Cross-Functional Collaboration
Organizations break down silos between departments like marketing and finance. AtScale’s semantic layer enhances this by virtualizing access to domain-owned data products, which ensures consistent metrics for BI tools and AI models. Teams collaborate on shared datasets while maintaining localized ownership, accelerating initiatives like hyper-personalized campaigns or dynamic pricing.
Data Mesh Trends and Future Outlook
Data mesh continues to spark debate as organizations weigh its decentralized approach against evolving architectural paradigms. According to Ex-Gartner analyst Malcolm Hawker, now Head of Data Strategy at Profisee, “most orgs lack the governance maturity needed to enable a data mesh, and silos and data quality issues prevail,” he said in a LinkedIn post.
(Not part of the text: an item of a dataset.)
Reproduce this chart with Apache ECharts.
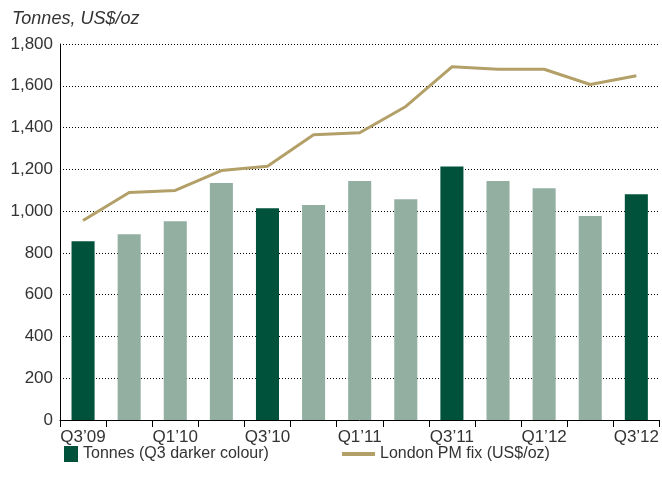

Gartner’s 2025 “Hype Cycle” projections argue that the concept of data mesh may become “obsolete before plateau” as enterprises grapple with the complexity of implementation. The analyst firm suggests that while decentralized ownership addresses scalability challenges, mature organizations may revert to centralized governance models augmented by automation.
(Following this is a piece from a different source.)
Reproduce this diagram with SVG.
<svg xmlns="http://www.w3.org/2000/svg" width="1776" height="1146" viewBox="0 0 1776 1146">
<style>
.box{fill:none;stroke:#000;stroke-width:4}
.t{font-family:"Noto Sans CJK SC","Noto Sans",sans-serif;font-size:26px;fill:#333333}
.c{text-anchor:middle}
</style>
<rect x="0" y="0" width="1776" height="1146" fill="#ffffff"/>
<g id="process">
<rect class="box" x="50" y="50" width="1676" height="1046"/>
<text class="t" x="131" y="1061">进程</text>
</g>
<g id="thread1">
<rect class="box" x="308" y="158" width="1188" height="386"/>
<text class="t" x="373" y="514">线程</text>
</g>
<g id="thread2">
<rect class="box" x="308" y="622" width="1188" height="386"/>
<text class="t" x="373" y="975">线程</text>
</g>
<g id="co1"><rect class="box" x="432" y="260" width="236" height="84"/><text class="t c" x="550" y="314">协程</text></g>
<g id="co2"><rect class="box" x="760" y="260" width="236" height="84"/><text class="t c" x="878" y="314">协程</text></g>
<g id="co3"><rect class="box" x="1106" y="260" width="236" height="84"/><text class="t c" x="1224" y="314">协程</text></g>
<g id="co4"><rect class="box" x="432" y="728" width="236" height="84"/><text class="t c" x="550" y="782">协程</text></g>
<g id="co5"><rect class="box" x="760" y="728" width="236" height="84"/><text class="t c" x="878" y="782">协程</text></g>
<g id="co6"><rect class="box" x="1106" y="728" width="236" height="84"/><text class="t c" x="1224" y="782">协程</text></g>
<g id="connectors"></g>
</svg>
Experts like Hawker contend that Gartner is positioning data fabric (a framework emphasizing automated integration and metadata-driven governance) as the successor to data mesh. However, “if data governance maturity is a big leap for most to enable a data mesh, it’s a quantum leap to enable a data fabric,” Hawker adds. Additionally, industry practitioners like Zhamak Dehghani (data mesh’s creator) argue that real-world adoption is growing, particularly in global enterprises managing fragmented data domains.
A key trend is the convergence of data mesh and data fabric principles. Organizations are blending decentralized ownership (mesh) with federated governance and AI-driven automation (fabric). For example, retail giants now allow regional teams to manage localized customer data products while using fabric-like metadata layers to enforce global privacy standards.
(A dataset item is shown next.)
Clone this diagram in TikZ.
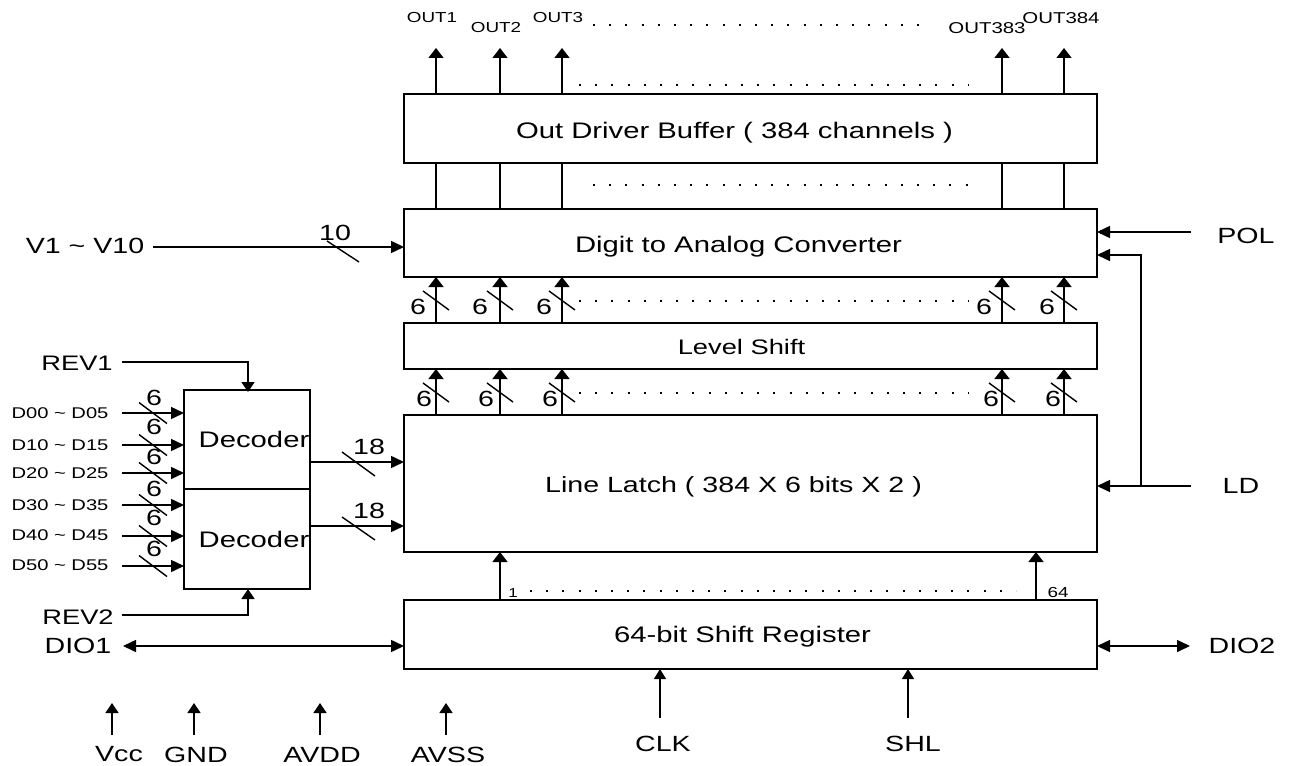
\documentclass[tikz,border=0pt]{standalone}
\usepackage{fontspec}
\setmainfont[FakeStretch=1.3]{Liberation Sans}
\usetikzlibrary{arrows.meta,calc}
\newcommand{\tx}[3]{\hspace*{#1pt}\hspace*{#1pt}\raisebox{-#2pt}[10pt][0pt]{#3}}
\tikzset{
  x=1pt,y=-1pt,
  every node/.style={inner sep=0pt,outer sep=0pt},
  wire/.style={line width=1.5pt,line cap=butt},
  sig/.style={wire,-{Triangle[length=10pt,width=15pt]}},
  sigs/.style={wire,-{Triangle[length=10pt,width=13pt]}},
  hsig/.style={wire,-{Triangle[length=13pt,width=12pt]}},
  both/.style={wire,{Triangle[length=13pt,width=12pt]}-{Triangle[length=13pt,width=12pt]}},
  thin1/.style={line width=1.2pt,-{Triangle[length=10pt,width=12pt]}},
  dots/.style={line width=1.6pt,dash pattern=on 2pt off 14.2pt},
  slash/.style={line width=1.4pt},
  blk/.style={draw,line width=1.6pt,anchor=north west,font=\fontsize{22.5}{26}\selectfont},
  pin/.style={font=\fontsize{22}{26}\selectfont},
  pinr/.style={font=\fontsize{21}{24}\selectfont},
  small/.style={font=\fontsize{14.5}{17}\selectfont},
  smallb/.style={font=\fontsize{15.7}{18}\selectfont},
  data/.style={font=\fontsize{15.5}{18}\selectfont},
  num/.style={font=\fontsize{22}{25}\selectfont},
}
\begin{document}
\begin{tikzpicture}
\useasboundingbox (0,0) rectangle (1289,765);
% blocks
\node[blk,minimum width=693pt,minimum height=69pt] (obuf) at (404,94) {\tx{-16}{4.5}{Out Driver Buffer ( 384 channels )}};
\node[blk,minimum width=693pt,minimum height=68pt] (dac) at (404,209) {\tx{-12}{4}{Digit to Analog Converter}};
\node[blk,minimum width=693pt,minimum height=46pt] (lvl) at (404,323) {\tx{-9}{3}{\fontsize{21}{24}\selectfont Level Shift}};
\node[blk,minimum width=693pt,minimum height=137pt] (latch) at (404,415) {\tx{-17}{3.5}{\fontsize{22}{26}\selectfont Line Latch ( 384 X 6 bits X 2 )}};
\node[blk,minimum width=693pt,minimum height=69pt] (sr) at (404,600) {\tx{-8}{2.5}{64-bit Shift Register}};
\node[blk,minimum width=126pt,minimum height=99pt] (dec1) at (184,390) {\tx{7}{2.5}{Decoder}};
\node[blk,minimum width=126pt,minimum height=100pt] (dec2) at (184,489) {\tx{7}{3}{Decoder}};
% column coordinates
\coordinate (c1) at (436,0);
\coordinate (c2) at (500,0);
\coordinate (c3) at (562,0);
\coordinate (c4) at (1002,0);
\coordinate (c5) at (1064,0);
\coordinate (s1) at (500,0);
\coordinate (s2) at (1036,0);
% outputs
\node[small] (o1) at (432,18) {OUT1};
\node[small] (o2) at (496,28) {OUT2};
\node[small] (o3) at (558,18) {OUT3};
\node[smallb] (o383) at (987,28) {OUT383};
\node[smallb] (o384) at (1061,18) {OUT384};
\foreach \c in {c1,c2,c3,c4,c5}{
  \coordinate (top\c) at (\c |- 0,48);
  \draw[sig] (obuf.north -| \c) -- (top\c);
  \draw[wire] (dac.north -| \c) -- (obuf.south -| \c);
  \draw[sig] (lvl.north -| \c) -- (dac.south -| \c);
  \draw[sig] (latch.north -| \c) -- (lvl.south -| \c);
  \draw[slash] ($(\c |- 0,300.5)+(-13,-9.5)$) -- ($(\c |- 0,300.5)+(13,9.5)$);
  \draw[slash] ($(\c |- 0,392.5)+(-13,-9.5)$) -- ($(\c |- 0,392.5)+(13,9.5)$);
}
\foreach \n/\a/\b in {1/418/424,2/480/486,3/544/550,4/984/991,5/1047/1053}{
  \node[num] (u\n) at (\a,307) {6};
  \node[num] (l\n) at (\b,399) {6};
}
% dotted rows
\draw[dots] (593,25) -- (932,25);
\draw[dots] (579,85) -- (968,85);
\draw[dots] (593,185) -- (981,185);
\draw[dots] (579,301) -- (968,301);
\draw[dots] (579,393) -- (968,393);
\draw[dots] (530,591) -- (1016,591);
% shift register to latch
\draw[sig] (sr.north -| s1) -- (latch.south -| s1);
\draw[sig] (sr.north -| s2) -- (latch.south -| s2);
\node[font=\fontsize{13}{15}\selectfont] (n1) at (513,593) {1};
\node[font=\fontsize{14.5}{16}\selectfont] (n64) at (1058,593) {64};
% V1-V10
\node[pin] (v) at (85,246) {V1 \textasciitilde{} V10};
\coordinate (vs) at (153,247);
\draw[hsig] (vs) -- (vs -| dac.west);
\draw[slash] (327,241) -- (359,262);
\node[num] (n10) at (335,233) {10};
% POL, LD
\node[pin] (pol) at (1246,236) {POL};
\node[pin] (ld) at (1241,486) {LD};
\coordinate (pols) at (1191,232);
\coordinate (lds) at (1191,486);
\coordinate (ldj) at (1141,486);
\coordinate (ldt) at (1141,255);
\draw[hsig] (pols) -- (pols -| dac.east);
\draw[hsig] (lds) -- (lds -| latch.east);
\draw[hsig] (ldj) -- (ldt) -- (ldt -| dac.east);
% DIO
\node[pin] (d1) at (78,646) {DIO1};
\node[pin] (d2) at (1242,646) {DIO2};
\coordinate (d1s) at (123,646);
\coordinate (d2s) at (1190,646);
\draw[both] (d1s) -- (d1s -| sr.west);
\draw[both] (d2s -| sr.east) -- (d2s);
% bottom
\node[pin] (clk) at (663,744) {CLK};
\node[pin] (shl) at (913,744) {SHL};
\coordinate (clks) at (660,718);
\coordinate (shls) at (908,718);
\draw[thin1] (clks) -- (clks |- sr.south);
\draw[thin1] (shls) -- (shls |- sr.south);
\foreach \n/\x/\tx/\lab in {vcc/112/119/Vcc,gnd/194/196/GND,avdd/320/322/AVDD,avss/446/448/AVSS}{
  \node[pin] (\n) at (\tx,754.5) {\lab};
  \coordinate (\n a) at (\x,735);
  \coordinate (\n b) at (\x,703);
  \draw[sigs] (\n a) -- (\n b);
}
% REV
\node[pinr] (r1) at (77,363) {REV1};
\node[pinr] (r2) at (78,617) {REV2};
\coordinate (r1s) at (122,362);
\coordinate (r2s) at (122,615);
\coordinate (dtop) at (248,390);
\coordinate (dbot) at (248,589);
\draw[sigs] (r1s) -- (dtop |- r1s) -- ($(dtop)+(0,2)$);
\draw[sigs] (r2s) -- (dbot |- r2s) -- (dbot);
% data inputs
\foreach \n/\y/\t/\yt/\ys in {a/413/D00 \textasciitilde{} D05/413/398,b/445/D10 \textasciitilde{} D15/445/427,c/473/D20 \textasciitilde{} D25/473/457,d/505/D30 \textasciitilde{} D35/505/489,e/536/D40 \textasciitilde{} D45/535/518,f/566/D50 \textasciitilde{} D55/565/549}{
  \node[data] (t\n) at (60,\yt) {\t};
  \coordinate (i\n) at (122,\y);
  \draw[hsig] (i\n) -- (184,\y);
  \draw[slash] (139,\y-10.5) -- (167,\y+10.5);
  \node[num] (k\n) at (154,\ys) {6};
}
% decoder outputs
\coordinate (q1) at (310,462);
\coordinate (q2) at (310,526);
\draw[hsig] (q1) -- (q1 -| latch.west);
\draw[hsig] (q2) -- (q2 -| latch.west);
\draw[slash] (342,452) -- (375,476);
\draw[slash] (342,517) -- (375,540);
\node[num] (e1) at (369,447) {18};
\node[num] (e2) at (369,511) {18};
\end{tikzpicture}
\end{document}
Emerging innovations are reshaping the trajectory of data mesh:
- Embedded Governance – Auto-classification of sensitive data and policy enforcement at the domain level, reducing centralized oversight.
- AI-Driven Domain Curation – Machine learning identifies high-value data products and suggests cross-domain linkages, accelerating discovery.
- Synthetic Data for Collaboration – Domains share AI-generated datasets that mimic real data patterns without exposing sensitive details.
While Gartner remains skeptical of data mesh as a standalone paradigm, its principles are influencing next-gen architectures. The AtScale semantic layer platform exemplifies this evolution by enabling decentralized teams to publish governed data products while maintaining enterprise-wide consistency. By virtualizing access to domain-specific datasets, AtScale bridges the mesh-fabric divide, thereby allowing organizations to scale analytics without sacrificing security or performance. The future lies not in choosing between mesh and fabric, but in leveraging their synergies to build agile, governed ecosystems.
AtScale and Data Mesh
AtScale’s semantic layer improves data mesh implementation by enabling faster insights creation via self-service data modeling for AI and BI, including performance via automated query optimization. The Semantic Layer enables the development of a unified business-driven data model that defines what data can be used, including supporting specific queries that generate data for visualization. This enables ease of tracking and auditing, and ensures that all aspects of how data are defined, queried, and rendered across multiple dimensions, entities, attributes, and metrics, including the source data and queries made to develop output for reporting, analysis, and analytics, are known and tracked.